Published online by Cambridge University Press: 17 March 2010
PRELUDE
The architectural facade was a crucial feature of the early modern transformation of social space and of the emergence, concomitantly, of new media and vehicles of communication and prescription. The architectural treatise, in particular, developed as a genre of printed book. We look in vain in this literature, however, for explicit reflection on the concept of “facade,” for all its resonances with themes and concerns in other cultural domains and genres of literary production.
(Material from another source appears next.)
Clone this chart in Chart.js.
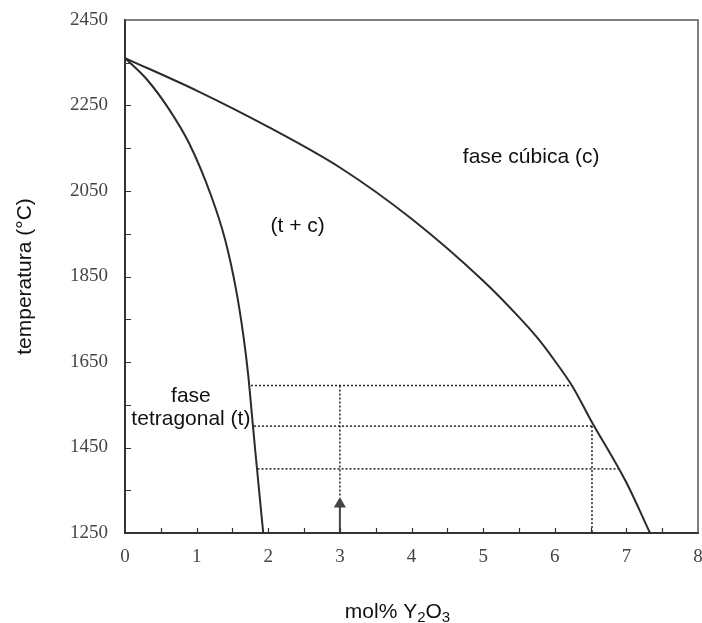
<!DOCTYPE html>
<html>
<head>
<meta charset="utf-8">
<script src="https://cdn.jsdelivr.net/npm/chart.js@4/dist/chart.umd.min.js"></script>
<style>
  html, body { margin: 0; padding: 0; background: #fff; }
</style>
</head>
<body>
<canvas id="diagram" width="702" height="623"></canvas>
<script>
// ── phase boundaries (mol% Y2O3, °C) ──
const tetraX = [0, 0.3, 0.6, 0.9, 1.2, 1.4, 1.55, 1.65, 1.72, 1.77, 1.82, 1.93];
const tetraT = [2361, 2312, 2245, 2160, 2040, 1935, 1820, 1715, 1620, 1530, 1440, 1250];
const cubicX = [0, 1, 2, 3, 4, 5, 5.5, 5.75, 6, 6.25, 6.5, 7, 7.33];
const cubicT = [2361, 2285, 2200, 2105, 1985, 1840, 1755, 1708, 1653, 1592, 1515, 1368, 1250];

// tie lines (dotted)
const tieT = [1595, 1500, 1400];
const tieLeftX = [1.76, 1.80, 1.85];
const tieRightX = [6.24, 6.54, 6.89];

// dotted drop lines at fixed compositions
const dropX = [3, 6.52];
const dropTop = [1595, 1500];
const dropBottom = [1334, 1250];

// arrow at 3 mol%
const arrowX = 3;
const arrowFrom = 1250;
const arrowHead = 1318;

// axis ranges / ticks
const xMin = 0, xMax = 8, xStep = 0.5;
const yMin = 1250, yMax = 2450, yStep = 100, yLabelStep = 200;

// region labels
const regionLabels = [
  { text: 'fase cúbica (c)', x: 5.67, y: 2115 },
  { text: '(t + c)', x: 2.41, y: 1954 },
  { text: 'fase', x: 0.92, y: 1556 },
  { text: 'tetragonal (t)', x: 0.92, y: 1503 }
];

const INK = '#2b2b2b';

function pts(xs, ys) {
  return xs.map((x, i) => ({ x: x, y: ys[i] }));
}

const datasets = [];

datasets.push({
  data: pts(tetraX, tetraT),
  showLine: true, borderColor: INK, borderWidth: 2,
  pointRadius: 0, cubicInterpolationMode: 'monotone'
});
datasets.push({
  data: pts(cubicX, cubicT),
  showLine: true, borderColor: INK, borderWidth: 2,
  pointRadius: 0, cubicInterpolationMode: 'monotone'
});

tieT.forEach((t, i) => {
  datasets.push({
    data: [{ x: tieLeftX[i], y: t }, { x: tieRightX[i], y: t }],
    showLine: true, borderColor: '#222', borderWidth: 1.5, borderDash: [2, 2],
    pointRadius: 0
  });
});

dropX.forEach((x, i) => {
  datasets.push({
    data: [{ x: x, y: dropTop[i] }, { x: x, y: dropBottom[i] }],
    showLine: true, borderColor: '#222', borderWidth: 1.5, borderDash: [2, 2],
    pointRadius: 0
  });
});

// arrow shaft + head
datasets.push({
  data: [{ x: arrowX, y: arrowFrom }, { x: arrowX, y: arrowHead }],
  showLine: true, borderColor: '#444', borderWidth: 2, pointRadius: 0
});
datasets.push({
  data: [{ x: arrowX, y: arrowHead }],
  pointStyle: 'triangle', pointRadius: 7,
  backgroundColor: '#444', borderColor: '#444', borderWidth: 0
});

// frame, inward tick marks, region labels and x title
const decorations = {
  id: 'decorations',
  afterDraw(chart) {
    const ctx = chart.ctx;
    const a = chart.chartArea;
    const xs = chart.scales.x, ys = chart.scales.y;
    ctx.save();

    // top / right frame
    ctx.strokeStyle = '#555';
    ctx.lineWidth = 1.5;
    ctx.beginPath();
    ctx.moveTo(a.left, a.top);
    ctx.lineTo(a.right, a.top);
    ctx.lineTo(a.right, a.bottom);
    ctx.stroke();

    // inward ticks
    ctx.strokeStyle = '#333';
    ctx.lineWidth = 1.2;
    ctx.beginPath();
    xs.ticks.forEach(t => {
      if (t.value <= xMin || t.value >= xMax) return;
      const px = Math.round(xs.getPixelForValue(t.value)) + 0.5;
      ctx.moveTo(px, a.bottom);
      ctx.lineTo(px, a.bottom - 5);
    });
    ys.ticks.forEach(t => {
      if (t.value <= yMin || t.value >= yMax) return;
      const py = Math.round(ys.getPixelForValue(t.value)) + 0.5;
      ctx.moveTo(a.left, py);
      ctx.lineTo(a.left + 6, py);
    });
    ctx.stroke();

    // region labels
    ctx.fillStyle = '#111';
    ctx.font = '21px "Liberation Sans", Arial, sans-serif';
    ctx.textAlign = 'center';
    ctx.textBaseline = 'alphabetic';
    regionLabels.forEach(l => {
      ctx.fillText(l.text, xs.getPixelForValue(l.x), ys.getPixelForValue(l.y));
    });

    // x title with subscripts: mol% Y2O3
    const parts = [
      { t: 'mol% Y', sub: false }, { t: '2', sub: true },
      { t: 'O', sub: false }, { t: '3', sub: true }
    ];
    const big = '21px "Liberation Sans", Arial, sans-serif';
    const small = '15px "Liberation Sans", Arial, sans-serif';
    let total = 0;
    parts.forEach(p => {
      ctx.font = p.sub ? small : big;
      p.w = ctx.measureText(p.t).width;
      total += p.w;
    });
    let cx = (a.left + a.right) / 2 - 14 - total / 2;
    const base = chart.height - 5;
    ctx.textAlign = 'left';
    parts.forEach(p => {
      ctx.font = p.sub ? small : big;
      ctx.fillText(p.t, cx, p.sub ? base + 4 : base);
      cx += p.w;
    });

    ctx.restore();
  }
};

new Chart(document.getElementById('diagram'), {
  type: 'scatter',
  data: { datasets: datasets },
  options: {
    responsive: false,
    animation: false,
    layout: { autoPadding: false, padding: { top: 20, right: 4, left: 0, bottom: 0 } },
    plugins: { legend: { display: false }, tooltip: { enabled: false } },
    scales: {
      x: {
        type: 'linear', min: xMin, max: xMax,
        afterFit: s => { s.height = 90; s.paddingLeft = 0; s.paddingRight = 0; },
        grid: { display: false, drawTicks: false },
        border: { display: true, color: '#333', width: 2 },
        ticks: {
          stepSize: xStep, autoSkip: false, maxRotation: 0, padding: 13,
          color: '#444',
          font: { family: '"Liberation Serif", "Times New Roman", serif', size: 19 },
          callback: v => Number.isInteger(v) ? String(v) : ''
        }
      },
      y: {
        type: 'linear', min: yMin, max: yMax,
        afterFit: s => { s.width = 125; s.paddingTop = 0; s.paddingBottom = 0; },
        grid: { display: false, drawTicks: false },
        border: { display: true, color: '#333', width: 2 },
        ticks: {
          stepSize: yStep, autoSkip: false, padding: 17,
          color: '#444',
          font: { family: '"Liberation Serif", "Times New Roman", serif', size: 19 },
          callback: v => ((v - yMin) % yLabelStep === 0) ? String(v) : ''
        },
        title: {
          display: true, text: 'temperatura (°C)', color: '#111',
          font: { family: '"Liberation Sans", Arial, sans-serif', size: 21 },
          padding: { top: 13, bottom: 0 }
        }
      }
    }
  },
  plugins: [decorations]
});
</script>
</body>
</html>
How can we explain this discrepancy between what we read and what we see? To a degree, the transition to a world of facades was so complete that the facade's very ubiquity made it conceptually unremarkable, while contention developed, or at least found articulation, around other design elements, notably the vocabulary of classicism. But explanations in terms, say, of the collective unconscious of the period must account for the emergence in the Renaissance of fashions in architecture, implying conscious decisions on the part of both patrons and architects. In particular, the design work of certain leading architects betrays resistance, if not opposition, to facade architecture, as a threat not only to the integrality of a specific building, but also to the legitimizing basis of the nascent discipline of “Architecture” itself.
Crucial shifts in practice outstripped, further, not only the theoretical resources of the period, but even, to a degree, linguistic usage. Indeed, the semantic field and connotations of the familiar term “facade” (facciata, faccia) have undergone a notable evolution since the Renaissance.